__GOAL__
Make an exact copy of all the material below, apart from the pictures.

__INFORMATION PROVIDED__
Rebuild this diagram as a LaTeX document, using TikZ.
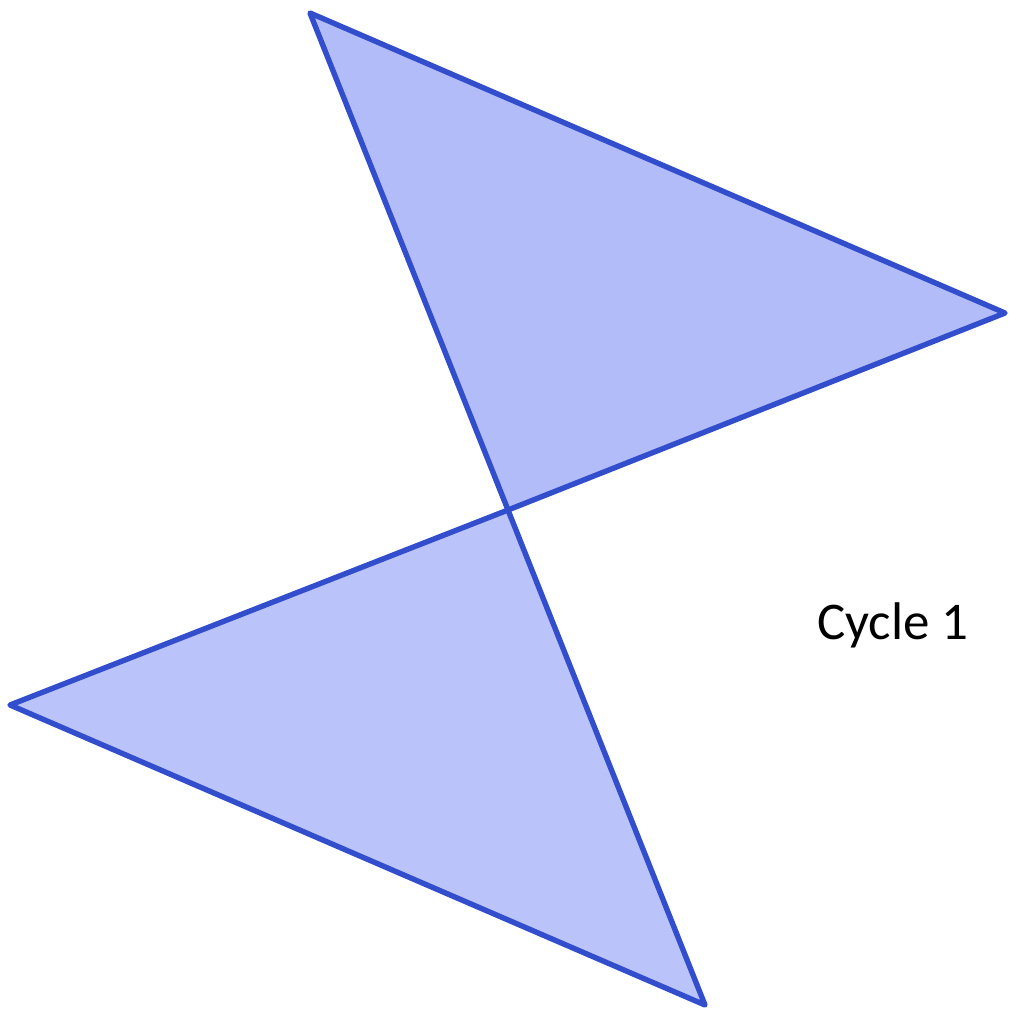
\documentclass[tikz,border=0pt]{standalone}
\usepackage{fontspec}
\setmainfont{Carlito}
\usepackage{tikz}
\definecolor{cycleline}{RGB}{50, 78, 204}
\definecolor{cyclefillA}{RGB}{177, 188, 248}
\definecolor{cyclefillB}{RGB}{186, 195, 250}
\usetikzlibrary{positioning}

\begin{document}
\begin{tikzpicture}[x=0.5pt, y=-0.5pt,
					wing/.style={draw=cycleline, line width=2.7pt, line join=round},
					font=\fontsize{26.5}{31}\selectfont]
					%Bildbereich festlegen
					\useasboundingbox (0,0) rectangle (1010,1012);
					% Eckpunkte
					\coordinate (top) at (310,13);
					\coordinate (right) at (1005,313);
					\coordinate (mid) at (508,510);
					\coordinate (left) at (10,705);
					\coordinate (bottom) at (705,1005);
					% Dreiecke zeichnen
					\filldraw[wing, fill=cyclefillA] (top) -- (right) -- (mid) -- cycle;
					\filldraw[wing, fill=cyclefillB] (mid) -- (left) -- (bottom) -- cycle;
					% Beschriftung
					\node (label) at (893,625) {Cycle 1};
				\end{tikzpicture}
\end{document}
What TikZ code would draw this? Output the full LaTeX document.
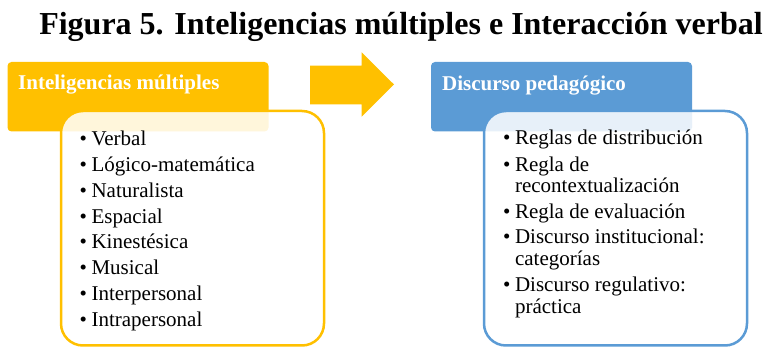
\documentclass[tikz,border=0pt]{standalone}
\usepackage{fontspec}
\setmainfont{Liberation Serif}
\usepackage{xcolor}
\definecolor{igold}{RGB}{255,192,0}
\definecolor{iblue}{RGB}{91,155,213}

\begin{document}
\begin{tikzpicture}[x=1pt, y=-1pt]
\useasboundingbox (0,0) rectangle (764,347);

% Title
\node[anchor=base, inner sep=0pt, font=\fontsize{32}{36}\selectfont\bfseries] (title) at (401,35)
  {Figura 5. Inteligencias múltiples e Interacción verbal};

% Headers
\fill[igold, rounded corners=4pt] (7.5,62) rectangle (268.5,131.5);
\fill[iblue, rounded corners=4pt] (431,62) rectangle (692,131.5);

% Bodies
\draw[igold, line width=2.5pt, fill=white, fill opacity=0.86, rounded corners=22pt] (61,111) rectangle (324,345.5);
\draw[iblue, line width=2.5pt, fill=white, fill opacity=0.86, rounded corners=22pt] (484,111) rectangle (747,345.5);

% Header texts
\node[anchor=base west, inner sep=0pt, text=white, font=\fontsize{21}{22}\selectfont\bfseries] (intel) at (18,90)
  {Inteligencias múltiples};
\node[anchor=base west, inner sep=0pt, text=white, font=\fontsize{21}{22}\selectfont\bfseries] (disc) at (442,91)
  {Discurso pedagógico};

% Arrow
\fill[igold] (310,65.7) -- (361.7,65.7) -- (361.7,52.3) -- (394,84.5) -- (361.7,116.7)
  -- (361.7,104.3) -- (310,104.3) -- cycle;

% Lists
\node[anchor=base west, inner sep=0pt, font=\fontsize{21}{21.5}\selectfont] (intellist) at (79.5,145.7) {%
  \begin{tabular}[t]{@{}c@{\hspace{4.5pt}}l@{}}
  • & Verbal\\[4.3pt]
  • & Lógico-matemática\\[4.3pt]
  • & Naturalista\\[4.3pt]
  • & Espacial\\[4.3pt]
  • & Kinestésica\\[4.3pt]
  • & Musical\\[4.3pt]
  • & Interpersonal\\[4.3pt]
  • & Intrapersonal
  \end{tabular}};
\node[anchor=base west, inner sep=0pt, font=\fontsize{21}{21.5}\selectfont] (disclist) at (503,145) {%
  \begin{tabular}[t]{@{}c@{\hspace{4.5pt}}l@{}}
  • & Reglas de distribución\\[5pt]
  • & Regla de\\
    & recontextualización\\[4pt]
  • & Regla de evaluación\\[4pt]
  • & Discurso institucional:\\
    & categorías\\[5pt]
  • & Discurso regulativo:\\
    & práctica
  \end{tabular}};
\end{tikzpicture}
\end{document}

__CORRECT RESPONSE__
Rebuild this diagram as a LaTeX document, using TikZ.
\documentclass[tikz,border=0pt]{standalone}
\usepackage{fontspec}
\setmainfont{Carlito}
\usepackage{tikz}
\definecolor{cycleline}{RGB}{50, 78, 204}
\definecolor{cyclefillA}{RGB}{177, 188, 248}
\definecolor{cyclefillB}{RGB}{186, 195, 250}
\usetikzlibrary{positioning}

\begin{document}
\begin{tikzpicture}[x=0.5pt, y=-0.5pt,
					wing/.style={draw=cycleline, line width=2.7pt, line join=round},
					font=\fontsize{26.5}{31}\selectfont]
					%Bildbereich festlegen
					\useasboundingbox (0,0) rectangle (1010,1012);
					% Eckpunkte
					\coordinate (top) at (310,13);
					\coordinate (right) at (1005,313);
					\coordinate (mid) at (508,510);
					\coordinate (left) at (10,705);
					\coordinate (bottom) at (705,1005);
					% Dreiecke zeichnen
					\filldraw[wing, fill=cyclefillA] (top) -- (right) -- (mid) -- cycle;
					\filldraw[wing, fill=cyclefillB] (mid) -- (left) -- (bottom) -- cycle;
					% Beschriftung
					\node (label) at (893,625) {Cycle 1};
				\end{tikzpicture}
\end{document}
What TikZ code would draw this? Output the full LaTeX document.
\documentclass[tikz,border=0pt]{standalone}
\usepackage{fontspec}
\setmainfont{Liberation Serif}
\usepackage{xcolor}
\definecolor{igold}{RGB}{255,192,0}
\definecolor{iblue}{RGB}{91,155,213}

\begin{document}
\begin{tikzpicture}[x=1pt, y=-1pt]
\useasboundingbox (0,0) rectangle (764,347);

% Title
\node[anchor=base, inner sep=0pt, font=\fontsize{32}{36}\selectfont\bfseries] (title) at (401,35)
  {Figura 5. Inteligencias múltiples e Interacción verbal};

% Headers
\fill[igold, rounded corners=4pt] (7.5,62) rectangle (268.5,131.5);
\fill[iblue, rounded corners=4pt] (431,62) rectangle (692,131.5);

% Bodies
\draw[igold, line width=2.5pt, fill=white, fill opacity=0.86, rounded corners=22pt] (61,111) rectangle (324,345.5);
\draw[iblue, line width=2.5pt, fill=white, fill opacity=0.86, rounded corners=22pt] (484,111) rectangle (747,345.5);

% Header texts
\node[anchor=base west, inner sep=0pt, text=white, font=\fontsize{21}{22}\selectfont\bfseries] (intel) at (18,90)
  {Inteligencias múltiples};
\node[anchor=base west, inner sep=0pt, text=white, font=\fontsize{21}{22}\selectfont\bfseries] (disc) at (442,91)
  {Discurso pedagógico};

% Arrow
\fill[igold] (310,65.7) -- (361.7,65.7) -- (361.7,52.3) -- (394,84.5) -- (361.7,116.7)
  -- (361.7,104.3) -- (310,104.3) -- cycle;

% Lists
\node[anchor=base west, inner sep=0pt, font=\fontsize{21}{21.5}\selectfont] (intellist) at (79.5,145.7) {%
  \begin{tabular}[t]{@{}c@{\hspace{4.5pt}}l@{}}
  • & Verbal\\[4.3pt]
  • & Lógico-matemática\\[4.3pt]
  • & Naturalista\\[4.3pt]
  • & Espacial\\[4.3pt]
  • & Kinestésica\\[4.3pt]
  • & Musical\\[4.3pt]
  • & Interpersonal\\[4.3pt]
  • & Intrapersonal
  \end{tabular}};
\node[anchor=base west, inner sep=0pt, font=\fontsize{21}{21.5}\selectfont] (disclist) at (503,145) {%
  \begin{tabular}[t]{@{}c@{\hspace{4.5pt}}l@{}}
  • & Reglas de distribución\\[5pt]
  • & Regla de\\
    & recontextualización\\[4pt]
  • & Regla de evaluación\\[4pt]
  • & Discurso institucional:\\
    & categorías\\[5pt]
  • & Discurso regulativo:\\
    & práctica
  \end{tabular}};
\end{tikzpicture}
\end{document}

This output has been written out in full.